Second, I should have been even more critical reading Bakhurst than I was. While it was easy to recognize that his idea that EVI was trying to find a synthesis of objectivist materialism and subjective idealism was totally without foundation, I overlooked the fact that DB accepts at face value Ilyenkov's identification of the Marxist analogue to Hegelian "spirit" as human collective activity. In fact, Ilyenkov's materialist analogue to Hegelian "spirit" is more precise: it is the collective productive and reproductive activity of man (general labour) that is the proper Marxist analogue to Hegel's spirit (though mentioned in the section I just sent this very well developed in the last 4th of the article). As EVI goes to great lengths to demonstrate in (1974) Dialectical Logic, it is Marx's reconstruction of materialist theory on the basis of man's active intervention in nature that extricates materialist theory from the subjectivism and dualism of contemplative (Feuerbachian and pre-Feuerbachian) materialism. Bakhurst's preference for the more abstract formulation of EVI's analogue to Hegelian spirit, by its implicit obliviousness to the active interaction between man and nature, revives the dualism and subjectivism of contemplative materialism without even being contemplative!
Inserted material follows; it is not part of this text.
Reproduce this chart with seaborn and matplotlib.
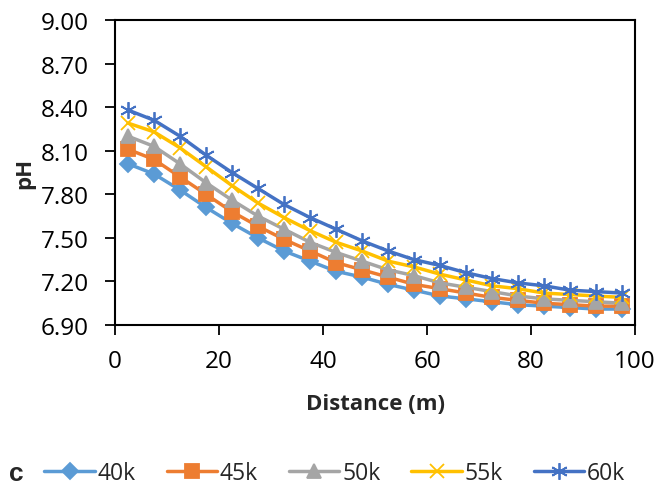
import matplotlib
matplotlib.use("Agg")
import matplotlib.pyplot as plt
import seaborn as sns
import pandas as pd
import numpy as np

distance = [2.5, 7.5, 12.5, 17.5, 22.5, 27.5, 32.5, 37.5, 42.5, 47.5,
            52.5, 57.5, 62.5, 67.5, 72.5, 77.5, 82.5, 87.5, 92.5, 97.5]
ph_40k = [8.01, 7.94, 7.83, 7.71, 7.60, 7.50, 7.41, 7.34, 7.27, 7.23,
          7.18, 7.14, 7.10, 7.08, 7.06, 7.04, 7.03, 7.02, 7.01, 7.01]
ph_45k = [8.11, 8.04, 7.92, 7.80, 7.68, 7.58, 7.49, 7.41, 7.33, 7.28,
          7.23, 7.18, 7.15, 7.12, 7.09, 7.07, 7.05, 7.04, 7.03, 7.03]
ph_50k = [8.20, 8.13, 8.01, 7.88, 7.76, 7.65, 7.56, 7.47, 7.40, 7.34,
          7.28, 7.24, 7.19, 7.16, 7.13, 7.10, 7.08, 7.07, 7.06, 7.05]
ph_55k = [8.29, 8.23, 8.12, 7.99, 7.86, 7.74, 7.64, 7.55, 7.47, 7.41,
          7.34, 7.30, 7.25, 7.21, 7.17, 7.15, 7.12, 7.11, 7.10, 7.09]
ph_60k = [8.38, 8.31, 8.20, 8.07, 7.95, 7.84, 7.73, 7.64, 7.56, 7.48,
          7.41, 7.35, 7.31, 7.26, 7.22, 7.19, 7.17, 7.14, 7.13, 7.12]
series_names = ["40k", "45k", "50k", "55k", "60k"]
yticks = [6.90, 7.20, 7.50, 7.80, 8.10, 8.40, 8.70, 9.00]
xticks = [0, 20, 40, 60, 80, 100]

colors = ["#5B9BD5", "#ED7D31", "#A5A5A5", "#FFC000", "#4472C4"]
markers = ["D", "s", "^", "x", (6, 2, 0)]
msizes = [8, 9.5, 10, 10, 12]

sns.set_style("white")
plt.rcParams["font.family"] = ["Open Sans", "DejaVu Sans"]

df = pd.DataFrame({
    "Distance": distance * 5,
    "pH": ph_40k + ph_45k + ph_50k + ph_55k + ph_60k,
    "Series": sum([[n] * len(distance) for n in series_names], []),
})

fig = plt.figure(figsize=(6.59, 4.89), dpi=100)
ax = fig.add_axes([0.1745, 0.3333, 0.7891, 0.6237])

for name, c, m, ms in zip(series_names, colors, markers, msizes):
    sub = df[df["Series"] == name]
    sns.lineplot(data=sub, x="Distance", y="pH", ax=ax, color=c, linewidth=2.5,
                 marker=m, markersize=ms, markeredgecolor=c, markeredgewidth=1.3,
                 label=name, legend=False)

ax.set_xlim(0, 100)
ax.set_ylim(6.90, 9.00)
ax.set_xticks(xticks)
ax.set_yticks(yticks)
ax.set_yticklabels([f"{v:.2f}" for v in yticks])
ax.tick_params(axis="both", direction="out", length=7, width=1.3, labelsize=17.5,
               colors="black", left=True, bottom=True)
ax.tick_params(axis="x", pad=10)
ax.tick_params(axis="y", pad=12)
for s in ax.spines.values():
    s.set_visible(True)
    s.set_color("black")
    s.set_linewidth(1.5)

ax.set_xlabel("Distance (m)", fontsize=16, fontweight="bold", va="center")
ax.set_ylabel("pH", fontsize=16, fontweight="bold", va="center")
ax.xaxis.set_label_coords(0.5, -0.256)
ax.yaxis.set_label_coords(-0.173, 0.5)

handles, labels = ax.get_legend_handles_labels()
fig.legend(handles, labels, loc="center", bbox_to_anchor=(0.508, 0.03), ncol=5,
           frameon=False, fontsize=16.5, handlelength=2.2, handletextpad=0.12,
           columnspacing=1.35)
fig.text(0.024, 0.03, "c", fontsize=19, fontweight="bold", va="center", ha="center",
         family=["Liberation Sans", "DejaVu Sans"])

fig.savefig("out.png", dpi=100)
Third, Jones's argument for a distinction between material objects (tools) and ideal objects (social relations) is misdirected. There is a difference between material objects and ideal objects (much of EVI's discussion in the Concept of the Ideal is devoted to this issue) for without this difference we revert back to idealism. But, this difference is most certainly not to be found in the distinction between tools and social relations. Thought, knowledge, may be a function of labour, but perception isn't. The very fact that ideal objects are distinctive parts of our world experience implies that we experience more than the useful products of thought.
On the other hand, Jones does have a point that there are different kinds of idealities. EVI doesn't deal with this issue, but clearly there is a difference between elementary idealities (objectified notions that have been integrated into the collectively produced knowledge of mankind), more complex idealities (such as value-form that are idealities comprised of idealities) and ideal forms such as language that are in essence instruments for producing idealities.
Highest Regards,
Victor
----- Original Message -----
  From: Steve Gabosch
  To: xmca@weber.ucsd.edu
  Sent: Friday, May 14, 2004 10:48 PM
  Subject: Re: Response to Steve G on EVI and Bakhurst - The annotations

  Victor,
  Got installment one. Great material [ideality? :-)) ] to work with. Will comment after more installments, unless you want something before you go on.

  Questions:
  Regarding par 31 you comment: "Assimilation of social consciousness is then, as Vygotsky puts it, learning the production of meaningful objects: Idealities." This directly relate the relationship of the concept of ideality to the concept of meaningfulness (your end notes do this several times), a relationship I am more and more seeing as close to synonymous (keeping in mind these perhaps equivalent concepts originate in different knowledge domains). In making this transition from "ideality" to "meaning," we may be passing from philosophy to psychology and social science. My questions, what did Vygotsky have to say about meaning that relates to our discussion of ideality, and did he relate meaning and ideality directly?

  A side comment: I think ideality (meaningfulness) needs to be distinguished from materiality when we speak of produced objects - we produce both the material object and its meaning (its ideality). A meaningful object has both ideality and materiality. A meaningful object is not the same as ideality and ideality is not equivalent to meaningful objects.

  - Steve

  At 04:23 PM 5/14/2004 +0200, you wrote:

    Steve,
    I'm sending you my annotations in installments. This is the first 4th of the paper and probably the most important part.
     
    A few words on the annotations. The original annotations included precis and criticisms of each paragraph. Of these there are two sets, the first is black, the second (done later is dark red). Some of these still appear in the version I sent you, but not all. In response to your questions etc. I'm annotating the paper once again, this time in a lighter purple script. Instead of annotating each paragraph I've annotated some paragraphs that appear to me to be of critical significance while other annotations are relevant to groups of paragraphs. The annotations themselves are presented as end notes and you can identify the reference by traversing between commentary and text.
     
    This third annotating review of EVI has enabled me to clarify further my critique of EVI (see notes on paragraphs 39 through 41 and especially the 2nd paragraph of my notes for EVI's paragraph 41).
     
    As you should see from the annotations I am building on EVI's work rather than simply criticising it.
     
    Looking forward to your response,
    Victor
     

      ----- Original Message -----

      From: Steve Gabosch

      To: xmca@weber.ucsd.edu

      Sent: Wednesday, May 12, 2004 2:17 PM

      Subject: Re: Response to Steve G on EVI and Bakhurst

      Hi Victor,

      Your great response convinced me that I need to, for the moment, put aside Bakhurst, Jones, and many of the very excellent and important issues and points you raise, and work specifically on Ilyenkov's article on the concept of the ideal. I hope you will join me.

      Two posts are on their way.

      The first post has a large file attachment. I have annotated the EVI article "The Concept of the Ideal" paragraph by paragraph. Doing this has been an amazing learning experience. I think I did a pretty good job with this annotation project.

      The second post is a discussion of the EVI article, including some thoughts I have on possible implications of EVI's concept of the ideal.